Hip replacement devices can restore mobility and allow you to lead an active life, but unfortunately for some, hip replacements led them down a road of pain and medical complications. Over the course of an eleven year period beginning in 2002, there were nearly 600 recalls issued by the six major manufacturers of hip replacement devices, including Biomet, DePuy, Smith & Nephew, Stryker, Wright, and Zimmer. For many, the recall was issued once their device was in place and did little to prevent the pain and need for follow-up surgical procedures.
Despite the innovations in joint replacement devices, there is still a great deal of risk with hip implants. This is especially true for those with metal-on-metal implant devices.
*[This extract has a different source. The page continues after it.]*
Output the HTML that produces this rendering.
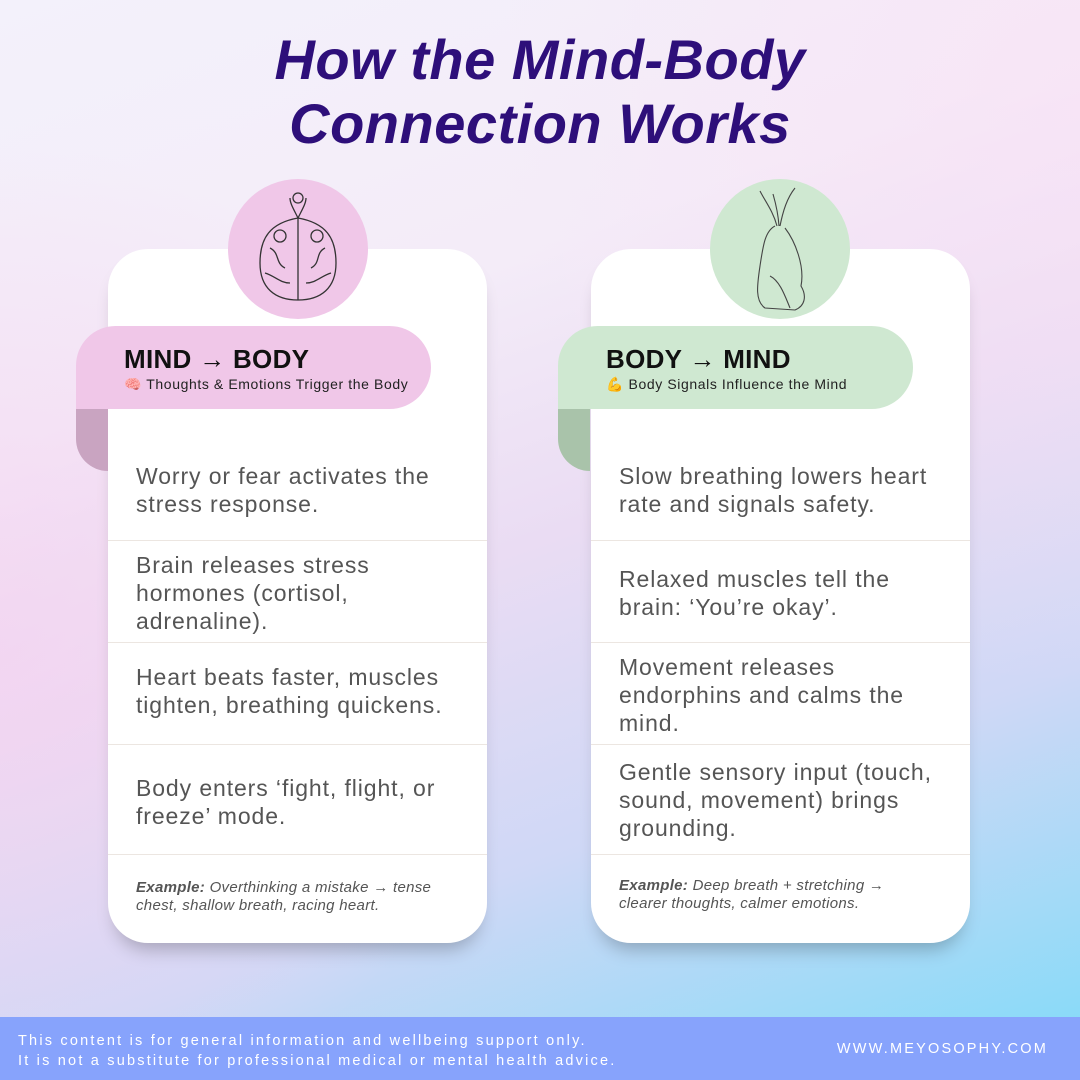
<!DOCTYPE html>
<html><head><meta charset="utf-8"><style>
*{margin:0;padding:0;box-sizing:border-box}
body{width:1080px;height:1080px;position:relative;overflow:hidden;font-family:"Liberation Sans","Noto Sans CJK SC",sans-serif;
background:linear-gradient(160deg,#f3f1fb 0%,#f4ecf8 30%,#eadcf3 50%,#cfd8f6 72%,#7edbf8 100%);}
.glow{position:absolute;inset:0;background:radial-gradient(circle at 0% 60%,rgba(245,210,240,.7),rgba(245,210,240,0) 40%),radial-gradient(circle at 100% 10%,rgba(250,225,245,.6),rgba(0,0,0,0) 40%)}
h1{position:absolute;top:28px;left:0;width:1080px;text-align:center;color:#2e0f7a;font-style:italic;font-weight:bold;font-size:56px;line-height:64px;letter-spacing:0.5px}
.card{position:absolute;top:249px;width:379px;height:694px;background:#fff;border-radius:40px;box-shadow:0 14px 18px -8px rgba(0,0,0,.25)}
.circ{position:absolute;top:179px;width:140px;height:140px;border-radius:50%}
.rib{position:absolute;top:326px;height:83px;border-radius:40px 42px 42px 0}
.fold{position:absolute;top:409px;width:32px;height:62px;border-radius:0 0 0 32px}
.rib b{position:absolute;left:48px;top:18px;font-size:26px;color:#111;letter-spacing:0.3px}
.rib span{position:absolute;left:48px;top:50px;font-size:14px;color:#222;letter-spacing:0.6px;white-space:nowrap}
.row{position:absolute;width:379px;border-top:1px solid #ece6e1;font-size:23px;line-height:28px;color:#555;padding-left:28px;letter-spacing:0.9px;white-space:nowrap}
.ex{position:absolute;font-size:15px;line-height:18px;color:#555;font-style:italic;padding-left:28px;letter-spacing:0.3px;white-space:nowrap}
.foot{position:absolute;left:0;top:1017px;width:1080px;height:63px;background:#87a3fc;color:#fff;font-size:14.5px;letter-spacing:2.2px}
</style></head><body><div class="glow"></div>
<h1>How the Mind-Body<br>Connection Works</h1>

<div class="card" style="left:108px"></div>
<div class="circ" style="left:228px;background:#f0c7e8"></div>
<svg style="position:absolute;left:255px;top:188px" width="86" height="115" viewBox="0 0 86 115" fill="none" stroke="#333" stroke-width="1.3">
<path d="M43 112 C20 112 5 100 5 75 C5 50 15 35 43 30 C71 35 81 50 81 75 C81 100 66 112 43 112Z"/><path d="M43 30 V112 M43 30 C38 20 35 15 35 10 M43 30 C48 20 51 15 51 10"/><circle cx="43" cy="10" r="5"/><path d="M15 60 C25 65 20 75 30 80 M70 60 C60 65 66 75 56 80 M10 85 C20 88 25 95 35 95 M76 85 C66 88 61 95 51 95"/><circle cx="25" cy="48" r="6"/><circle cx="62" cy="48" r="6"/></svg>
<div class="fold" style="left:76px;background:#c9a4c1"></div>
<div class="rib" style="left:76px;width:355px;background:#f0c7e8"><b>MIND → BODY</b><span>🧠 Thoughts &amp; Emotions Trigger the Body</span></div>
<div class="row" style="left:108px;top:462px;border:none">Worry or fear activates the<br>stress response.</div>
<div class="row" style="left:108px;top:540px;padding-top:10px">Brain releases stress<br>hormones (cortisol,<br>adrenaline).</div>
<div class="row" style="left:108px;top:642px;padding-top:20px">Heart beats faster, muscles<br>tighten, breathing quickens.</div>
<div class="row" style="left:108px;top:744px;padding-top:29px;height:110px">Body enters ‘fight, flight, or<br>freeze’ mode.</div>
<div class="row" style="left:108px;top:854px;height:1px"></div>
<div class="ex" style="left:108px;top:879px"><b>Example:</b> Overthinking a mistake → tense<br>chest, shallow breath, racing heart.</div>

<div class="card" style="left:591px"></div>
<div class="circ" style="left:710px;background:#cfe8d1"></div>
<svg style="position:absolute;left:745px;top:186px" width="70" height="128" viewBox="0 0 70 128" fill="none" stroke="#444" stroke-width="1.1">
<path d="M30 40 C20 45 18 60 15 80 C12 100 10 115 20 122 L50 124 C60 120 62 110 56 100 C60 80 50 55 40 42"/><path d="M32 40 C28 25 20 15 15 5 M35 40 C38 25 42 12 50 2 M34 40 C33 25 30 15 28 8"/><path d="M25 90 C35 95 40 110 45 122"/></svg>
<div class="fold" style="left:558px;background:#a9c3aa"></div>
<div class="rib" style="left:558px;width:355px;background:#cfe8d1"><b>BODY → MIND</b><span>💪 Body Signals Influence the Mind</span></div>
<div class="row" style="left:591px;top:462px;border:none">Slow breathing lowers heart<br>rate and signals safety.</div>
<div class="row" style="left:591px;top:540px;padding-top:24px">Relaxed muscles tell the<br>brain: ‘You’re okay’.</div>
<div class="row" style="left:591px;top:642px;padding-top:10px">Movement releases<br>endorphins and calms the<br>mind.</div>
<div class="row" style="left:591px;top:744px;padding-top:13px;height:110px">Gentle sensory input (touch,<br>sound, movement) brings<br>grounding.</div>
<div class="row" style="left:591px;top:854px;height:1px"></div>
<div class="ex" style="left:591px;top:877px"><b>Example:</b> Deep breath + stretching →<br>clearer thoughts, calmer emotions.</div>

<div class="foot"><div style="position:absolute;left:18px;top:14px;line-height:20px">This content is for general information and wellbeing support only.<br>It is not a substitute for professional medical or mental health advice.</div><div style="position:absolute;right:32px;top:24px">WWW.MEYOSOPHY.COM</div></div>
</body></html>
One hip replacement manufacturer, DePuy, spent more than $800 million on a recall of one of its metal-on-metal implant devices after friction caused metal components to break down, causing device failure and reactions to the metal fragments released into the body of users.
Many believe these metal-on-metal devices should have never made it to market, and they blame the FDA approval process for the misery these devices have caused. Many were cleared through the FDA’s 510(k) program that allows manufacturers to sell their devices without formal testing, provided there is already a “substantially equivalent” product on the market.
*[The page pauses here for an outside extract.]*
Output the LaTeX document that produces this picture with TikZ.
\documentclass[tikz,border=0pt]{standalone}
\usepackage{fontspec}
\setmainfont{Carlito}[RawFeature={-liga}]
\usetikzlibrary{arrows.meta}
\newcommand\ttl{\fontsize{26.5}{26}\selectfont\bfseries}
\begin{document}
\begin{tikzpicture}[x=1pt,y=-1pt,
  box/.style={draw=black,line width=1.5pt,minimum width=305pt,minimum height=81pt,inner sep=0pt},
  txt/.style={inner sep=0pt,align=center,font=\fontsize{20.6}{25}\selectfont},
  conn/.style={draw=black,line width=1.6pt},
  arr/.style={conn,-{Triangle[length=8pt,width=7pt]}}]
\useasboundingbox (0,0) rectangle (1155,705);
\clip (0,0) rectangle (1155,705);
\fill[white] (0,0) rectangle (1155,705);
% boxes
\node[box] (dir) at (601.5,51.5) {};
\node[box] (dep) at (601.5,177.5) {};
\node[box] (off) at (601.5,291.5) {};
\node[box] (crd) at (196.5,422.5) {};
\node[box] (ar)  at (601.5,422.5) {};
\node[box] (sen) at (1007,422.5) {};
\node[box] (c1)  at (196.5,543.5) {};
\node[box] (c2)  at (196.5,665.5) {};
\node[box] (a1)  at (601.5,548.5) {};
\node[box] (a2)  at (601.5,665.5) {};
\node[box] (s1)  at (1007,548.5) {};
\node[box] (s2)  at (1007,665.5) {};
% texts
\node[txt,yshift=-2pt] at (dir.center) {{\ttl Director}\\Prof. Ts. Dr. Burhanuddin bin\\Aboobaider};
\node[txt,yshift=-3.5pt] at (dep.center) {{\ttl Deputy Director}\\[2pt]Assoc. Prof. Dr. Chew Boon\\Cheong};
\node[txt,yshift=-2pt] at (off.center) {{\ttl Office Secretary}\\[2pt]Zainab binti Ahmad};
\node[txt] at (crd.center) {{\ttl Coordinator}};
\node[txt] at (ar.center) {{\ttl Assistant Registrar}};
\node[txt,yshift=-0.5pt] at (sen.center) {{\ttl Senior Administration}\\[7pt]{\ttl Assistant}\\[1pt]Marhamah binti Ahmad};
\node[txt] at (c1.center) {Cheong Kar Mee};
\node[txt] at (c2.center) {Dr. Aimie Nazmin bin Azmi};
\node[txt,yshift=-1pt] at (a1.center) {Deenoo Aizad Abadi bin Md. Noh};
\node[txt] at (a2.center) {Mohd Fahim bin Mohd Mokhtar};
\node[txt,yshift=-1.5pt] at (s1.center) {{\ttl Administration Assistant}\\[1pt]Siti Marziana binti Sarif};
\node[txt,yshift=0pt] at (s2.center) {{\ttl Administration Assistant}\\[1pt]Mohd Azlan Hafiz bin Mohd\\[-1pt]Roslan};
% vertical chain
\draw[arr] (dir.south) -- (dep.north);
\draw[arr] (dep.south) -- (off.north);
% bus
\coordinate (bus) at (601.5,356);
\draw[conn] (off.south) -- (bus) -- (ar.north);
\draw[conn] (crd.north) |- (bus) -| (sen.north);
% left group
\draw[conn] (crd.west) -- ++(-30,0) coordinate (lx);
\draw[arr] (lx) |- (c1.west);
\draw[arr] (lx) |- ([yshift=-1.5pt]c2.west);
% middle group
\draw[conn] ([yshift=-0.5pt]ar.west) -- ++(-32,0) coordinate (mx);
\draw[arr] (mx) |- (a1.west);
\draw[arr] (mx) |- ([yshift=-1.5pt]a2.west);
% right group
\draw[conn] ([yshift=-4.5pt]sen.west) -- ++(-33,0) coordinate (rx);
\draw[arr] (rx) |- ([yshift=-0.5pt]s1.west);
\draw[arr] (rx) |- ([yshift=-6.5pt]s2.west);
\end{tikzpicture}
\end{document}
After a rash of recalls involving metal-on-metal replacement devices, the FDA assembled a panel in June 2012 to discuss the risk. Data was provided by surgeons and researchers, and after review, the panel’s chair stated he no longer saw a reason why metal-on-metal implants should continue to be in use, but did not issue an official ban on all metal-on-metal devices. The panel did call for further investigation and encouraged doctors to educate patients concerning the risks associated with the devices.
Types of Hip Recalls
Should the FDA choose to eventually issue a recall for all metal-on-metal hip replacement devices or any additional brand or model specific devices, it has three options:
It can issue a Class I recall, which is the most urgent and used for the most harmful devices or drugs. It is issued when there is reasonable probability using a product will cause serious adverse health conditions or be fatal.
A Class II recall is the second most serious and issued when the use of or exposure to a product could cause temporary or medically reversible adverse health conditions, or when there is a remote chance of serious health consequences. Most brand and model specific hip replacement recalls fall into this category.
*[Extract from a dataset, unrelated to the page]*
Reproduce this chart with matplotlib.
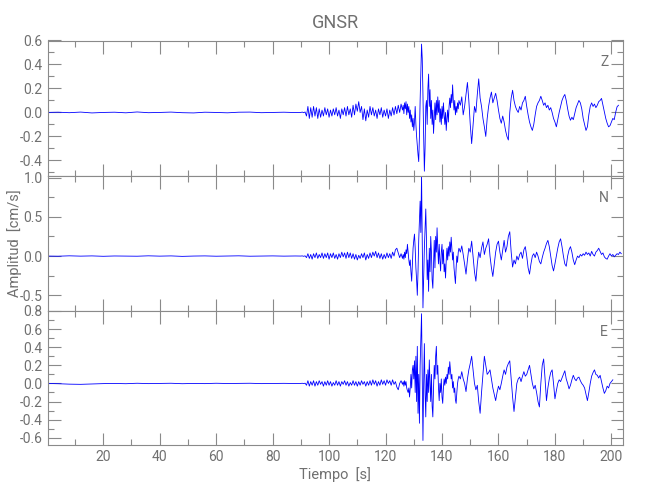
import numpy as np
import matplotlib
matplotlib.use('Agg')
import matplotlib.pyplot as plt
from matplotlib.ticker import MultipleLocator

# ---- data (cm/s) ----
# each trace is split in 4 pieces: quiet part, pre-event noise, strong motion, coda
# piece = (start time [s], sample step [s], values)
quiet_start, quiet_step = 0.0, 4.0
noise_start, noise_step = 90.0, 0.5
strong_start, strong_step = 126.25, 0.25
coda_start, coda_step = 146.5, 0.5

z_quiet = [0.0, 0.002, -0.002, 0.003, -0.004, 0.0, 0.002, -0.003, 0.004, -0.002, 0.0, 0.003,
           -0.002, -0.004, 0.002, 0.0, -0.003, 0.002, 0.003, -0.002, 0.0, 0.002, -0.001]
z_noise = [0.0, 0.003, -0.002, 0.004, -0.03, 0.05, -0.05, 0.04, -0.04, 0.05, -0.03, 0.04,
           -0.05, 0.03, -0.04, 0.02, -0.03, 0.04, -0.02, 0.03, -0.04, 0.02, -0.03, 0.03,
           -0.02, 0.04, -0.03, 0.02, -0.05, 0.03, -0.02, 0.04, -0.03, 0.05, -0.02, 0.03,
           -0.04, 0.06, -0.02, 0.07, 0.01, 0.09, 0.0, 0.05, -0.06, 0.03, -0.07, 0.02,
           -0.04, 0.05, -0.02, 0.04, -0.03, 0.02, -0.05, 0.03, -0.02, 0.04, -0.04, 0.02,
           -0.03, 0.03, -0.05, 0.02, -0.03, 0.04, -0.02, 0.05, -0.01, 0.06, 0.0, 0.07, 0.02]
z_strong = [0.06, -0.01, 0.08, 0.03, 0.09, -0.02, 0.07, 0.0, 0.05, -0.05, 0.02, -0.08,
            -0.02, -0.12, -0.05, -0.15, -0.08, 0.05, -0.1, -0.2, -0.28, -0.35, -0.41, -0.2,
            0.1, 0.35, 0.57, 0.45, 0.15, -0.2, -0.49, -0.3, 0.05, 0.1, -0.1, 0.2,
            0.32, 0.05, 0.19, -0.05, 0.1, -0.1, 0.02, -0.175, -0.05, 0.08, -0.06, 0.1,
            -0.02, 0.13, 0.0, 0.1, -0.08, 0.03, -0.1, 0.05, -0.05, 0.08, -0.02, -0.1,
            0.0, -0.15, -0.05, 0.02, -0.08, 0.05, 0.12, 0.04, 0.15, 0.08, 0.23, 0.1,
            0.02, 0.1, -0.02, 0.05, 0.0, 0.08, 0.03, 0.1]
z_coda = [0.06, 0.13, -0.02, 0.05, 0.15, 0.25, 0.1, -0.1, -0.26, -0.1, 0.05, 0.0,
          0.15, 0.28, 0.12, 0.05, -0.05, -0.12, -0.2, -0.05, 0.05, 0.12, 0.17, 0.08,
          0.12, 0.16, 0.1, 0.02, -0.05, -0.09, -0.03, -0.08, -0.15, -0.2, -0.23, 0.0,
          0.12, 0.185, 0.1, 0.05, 0.02, 0.0, 0.05, 0.02, 0.08, 0.1, 0.135, 0.05,
          -0.02, -0.08, -0.12, -0.15, -0.1, -0.02, 0.05, 0.08, 0.1, 0.135, 0.1, 0.06,
          0.08, 0.04, 0.06, 0.02, 0.04, 0.0, -0.05, -0.08, -0.12, -0.06, 0.0, 0.05,
          0.1, 0.13, 0.15, 0.1, 0.03, -0.03, -0.065, -0.04, -0.06, -0.01, 0.04, 0.07,
          0.1, 0.08, 0.03, -0.05, -0.1, -0.15, -0.12, -0.02, 0.05, 0.08, 0.05, 0.07,
          0.04, 0.06, 0.09, 0.1, 0.117, 0.06, 0.0, -0.05, -0.09, -0.12, -0.11, -0.08,
          -0.05, -0.06, 0.0, 0.047, 0.06]

n_quiet = [0.0, -0.002, 0.003, -0.001, 0.002, -0.003, 0.001, 0.0, -0.002, 0.003, -0.001, 0.002,
           -0.004, 0.0, 0.002, -0.002, 0.001, 0.003, -0.002, 0.0, 0.002, -0.001, 0.001]
n_noise = [0.0, 0.002, -0.003, 0.003, -0.02, 0.03, -0.03, 0.02, -0.04, 0.03, -0.02, 0.04,
           -0.03, 0.02, -0.02, 0.04, -0.03, 0.03, -0.02, 0.04, -0.04, 0.03, -0.02, 0.04,
           -0.03, 0.02, -0.04, 0.03, -0.02, 0.05, -0.01, 0.04, -0.03, 0.05, -0.02, 0.04,
           -0.03, 0.03, -0.04, 0.02, -0.05, 0.01, -0.03, 0.03, -0.02, 0.04, -0.05, 0.02,
           -0.03, 0.04, -0.02, 0.05, 0.0, 0.06, -0.02, 0.04, -0.03, 0.03, -0.04, 0.02,
           -0.03, 0.04, -0.02, 0.03, -0.03, 0.05, 0.0, 0.08, 0.1, 0.04, -0.02, 0.03, -0.03]
n_strong = [0.02, -0.04, 0.05, -0.02, 0.08, 0.03, 0.15, 0.05, -0.05, -0.12, -0.05, -0.2,
            -0.32, -0.1, 0.1, 0.2, 0.28, 0.1, -0.15, -0.3, -0.5, -0.2, 0.2, 0.45,
            0.7, 0.3, 1.05, 0.2, -0.66, -0.3, 0.1, 0.35, 0.6, 0.2, -0.3, -0.05,
            -0.45, 0.1, -0.2, 0.25, 0.05, -0.3, -0.41, -0.1, 0.2, -0.15, 0.25, 0.05,
            0.36, 0.1, -0.1, 0.15, -0.05, -0.19, 0.05, 0.15, -0.1, 0.08, -0.2, -0.1,
            -0.28, -0.05, 0.1, -0.05, 0.12, 0.0, 0.18, 0.05, 0.24, 0.1, -0.05, 0.05,
            -0.15, -0.25, -0.35, -0.15, 0.0, -0.08, 0.05, 0.1]
n_coda = [0.05, 0.13, 0.02, -0.1, -0.23, -0.05, 0.1, 0.05, 0.19, 0.0, -0.2, -0.32,
          -0.1, 0.05, -0.02, 0.1, 0.18, 0.02, 0.1, 0.15, 0.22, 0.0, -0.15, -0.26,
          -0.1, 0.05, 0.15, 0.19, 0.05, -0.05, 0.08, 0.2, 0.05, 0.12, 0.25, 0.31,
          0.05, -0.14, -0.05, -0.1, 0.0, -0.05, 0.02, 0.05, -0.03, 0.08, 0.12, 0.0,
          -0.15, -0.23, -0.1, 0.0, 0.03, -0.02, 0.05, 0.0, -0.07, -0.1, -0.02, 0.05,
          0.1, 0.16, 0.2, 0.12, 0.0, -0.12, -0.19, -0.1, 0.0, 0.1, 0.18, 0.22,
          0.12, 0.0, -0.1, -0.13, 0.0, 0.08, 0.12, 0.05, -0.05, -0.11, -0.05, 0.0,
          -0.02, 0.02, 0.0, 0.03, 0.01, 0.05, 0.02, 0.04, 0.0, 0.06, 0.02, 0.0,
          0.05, 0.07, 0.1, 0.06, 0.02, 0.04, -0.01, -0.03, -0.04, 0.0, 0.03, 0.0,
          0.02, -0.01, 0.01, 0.03, 0.02, 0.05, 0.03]

e_quiet = [0.0, -0.003, -0.008, -0.01, -0.006, -0.002, 0.0, -0.003, 0.002, -0.002, 0.0, 0.002,
           -0.003, 0.0, -0.002, 0.002, -0.001, 0.0, 0.002, -0.002, 0.0, 0.001, -0.001]
e_noise = [0.0, 0.002, -0.002, 0.003, -0.02, 0.03, -0.03, 0.02, -0.02, 0.03, -0.03, 0.02,
           -0.02, 0.03, -0.01, 0.02, -0.03, 0.02, -0.02, 0.03, -0.02, 0.02, -0.03, 0.01,
           -0.02, 0.03, -0.02, 0.02, -0.03, 0.02, -0.01, 0.03, -0.02, 0.02, -0.03, 0.01,
           -0.02, 0.03, -0.02, 0.02, -0.03, 0.02, -0.02, 0.03, -0.01, 0.02, -0.03, 0.02,
           -0.02, 0.03, -0.02, 0.04, -0.01, 0.03, -0.03, 0.02, -0.02, 0.04, -0.01, 0.03,
           -0.02, 0.04, 0.0, 0.03, -0.02, 0.04, -0.01, 0.02, -0.04, -0.07, 0.0, 0.03, -0.01]
e_strong = [0.02, -0.03, 0.03, -0.02, 0.02, -0.05, -0.08, -0.1, -0.05, -0.15, -0.05, 0.1,
            -0.05, 0.15, 0.2, 0.05, 0.25, -0.1, 0.3, -0.2, 0.41, -0.33, 0.1, -0.44,
            0.2, 0.5, 0.77, 0.1, -0.63, 0.0, 0.44, -0.1, -0.37, 0.1, -0.2, 0.15,
            -0.1, 0.26, 0.0, -0.2, 0.1, -0.25, -0.37, -0.05, 0.2, 0.05, 0.3, 0.41,
            0.1, 0.2, -0.05, -0.19, 0.0, -0.1, 0.05, -0.15, -0.22, -0.05, 0.05, -0.02,
            0.07, 0.0, 0.1, 0.05, 0.18, 0.1, 0.24, 0.15, 0.05, 0.1, -0.05, 0.02,
            -0.1, -0.05, -0.18, -0.22, -0.1, 0.0, 0.05, 0.08]
e_coda = [0.05, 0.13, 0.05, 0.0, -0.09, 0.05, 0.15, 0.22, 0.3, 0.15, 0.0, -0.07,
          -0.02, -0.2, -0.33, -0.1, 0.1, 0.3, 0.2, 0.1, 0.12, 0.15, 0.05, -0.05,
          -0.12, -0.19, -0.1, -0.03, -0.07, 0.0, 0.08, 0.15, 0.1, 0.18, 0.22, 0.25,
          0.05, -0.15, -0.31, -0.15, 0.0, 0.05, 0.07, 0.02, 0.08, 0.13, 0.08, 0.1,
          0.15, 0.2, 0.1, 0.0, -0.06, -0.02, -0.1, -0.2, -0.26, 0.0, 0.2, 0.27,
          0.05, -0.19, -0.05, 0.05, 0.12, 0.15, 0.0, -0.17, -0.08, 0.0, 0.04, 0.02,
          0.06, 0.1, 0.14, 0.05, 0.0, -0.06, -0.02, 0.04, 0.09, 0.05, 0.03, 0.06,
          0.07, 0.03, 0.0, -0.02, -0.05, -0.12, -0.19, -0.1, 0.0, 0.08, 0.12, 0.15,
          0.1, 0.09, 0.06, 0.09, 0.02, -0.05, -0.11, -0.08, -0.03, -0.05, 0.0, 0.02, 0.04]

components = ['Z', 'N', 'E']
traces = {'Z': [z_quiet, z_noise, z_strong, z_coda],
          'N': [n_quiet, n_noise, n_strong, n_coda],
          'E': [e_quiet, e_noise, e_strong, e_coda]}
ylims = {'Z': (-0.53, 0.6), 'N': (-0.70, 1.02), 'E': (-0.68, 0.8)}
ymajor = {'Z': 0.2, 'N': 0.5, 'E': 0.2}
yminor = {'Z': 0.1, 'N': 0.25, 'E': 0.1}
starts = [quiet_start, noise_start, strong_start, coda_start]
steps = [quiet_step, noise_step, strong_step, coda_step]


def build_trace(pieces):
    # glue the pieces together with their own time grid
    tt, vv = [], []
    for p, t0, dt in zip(pieces, starts, steps):
        tt.append(t0 + dt*np.arange(len(p)))
        vv.append(np.array(p))
    return np.concatenate(tt), np.concatenate(vv)


grey = '#8a8a8a'       # frame and ticks
txt = '#707070'        # all the texts
plt.rcParams['font.family'] = ['Roboto', 'DejaVu Sans']
plt.rcParams['axes.edgecolor'] = grey
plt.rcParams['axes.labelcolor'] = txt
plt.rcParams['text.color'] = txt

fig = plt.figure(figsize=(6.5, 5.0), dpi=100)
left, width = 47.6/650, (622.7-47.6)/650
edges = [40.5, 176.0, 311.0, 445.0]   # panel borders in pixels from the top

axes = []
for i, comp in enumerate(components):
    bottom = 1 - edges[i+1]/500
    height = (edges[i+1]-edges[i])/500
    ax = fig.add_axes([left, bottom, width, height])
    t, v = build_trace(traces[comp])
    ax.plot(t, v, color='#0000ff', lw=0.6)

    ax.set_xlim(0.3, 204)
    ax.set_ylim(*ylims[comp])
    ax.xaxis.set_major_locator(MultipleLocator(20))
    ax.xaxis.set_minor_locator(MultipleLocator(10))
    ax.yaxis.set_major_locator(MultipleLocator(ymajor[comp]))
    ax.yaxis.set_minor_locator(MultipleLocator(yminor[comp]))
    ax.yaxis.set_major_formatter(matplotlib.ticker.FormatStrFormatter('%.1f'))
    ax.tick_params(which='both', direction='in', top=True, right=True,
                   width=0.8, labelsize=10, color=grey, labelcolor=txt)
    ax.tick_params(which='major', length=9)
    ax.tick_params(which='minor', length=4.5)
    for s in ax.spines.values():
        s.set_linewidth(0.8)
    if i < 2:
        ax.tick_params(labelbottom=False)
    ax.text(0.968, 0.84, comp, transform=ax.transAxes, fontsize=10,
            ha='center', va='center')
    axes.append(ax)

axes[0].set_title('GNSR', fontsize=13, pad=9)
axes[1].set_ylabel('Amplitud  [cm/s]', fontsize=10.5)
axes[2].set_xlabel('Tiempo  [s]', fontsize=10.5, labelpad=2)
axes[1].yaxis.set_label_coords(-0.045, 0.5)

fig.savefig('out.png', dpi=100)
Finally, the FDA could issue a Class III recall which is an option when it is unlikely to harm will be done by product.
Recalls: Always Too Little Too Late
Regardless of the severity and timing of a recall, for many it will always come too late, as is the case with the brand and model specific recalls issued so far by manufacturers of hip implants and the FDA. Hundreds of thousands of people were already dealing with complications, injuries, and the need for revision procedures by the time the recall for their device was issued.
Hip Implant Devices Recalled So Far
There have been several voluntary hip replacement devices recalled so far, including:
DePuy Articular Surface Replacement (ASR) Hip (2010)
Acetabular Hip System (2010)
ASR Hip Resurfacing System (2010)
Stryker Rejuvenate (2012)
Stryker ABG II (2012)
Smith & Nephew R3 Acetabular System Recalls (2009 in the United States)
Recipients of metal-on-metal hip replacement devices suffer from pain, loss of mobility, damage to the bone and tissue surrounding the joint, complications from the release of metal fragments into the bloodstream, inflammation, infections, and pseudotumors. There are still several metal-on-metal implants on the market, so additional recalls are likely. Many recipients are also pursuing legal action against the manufacturers of these devices.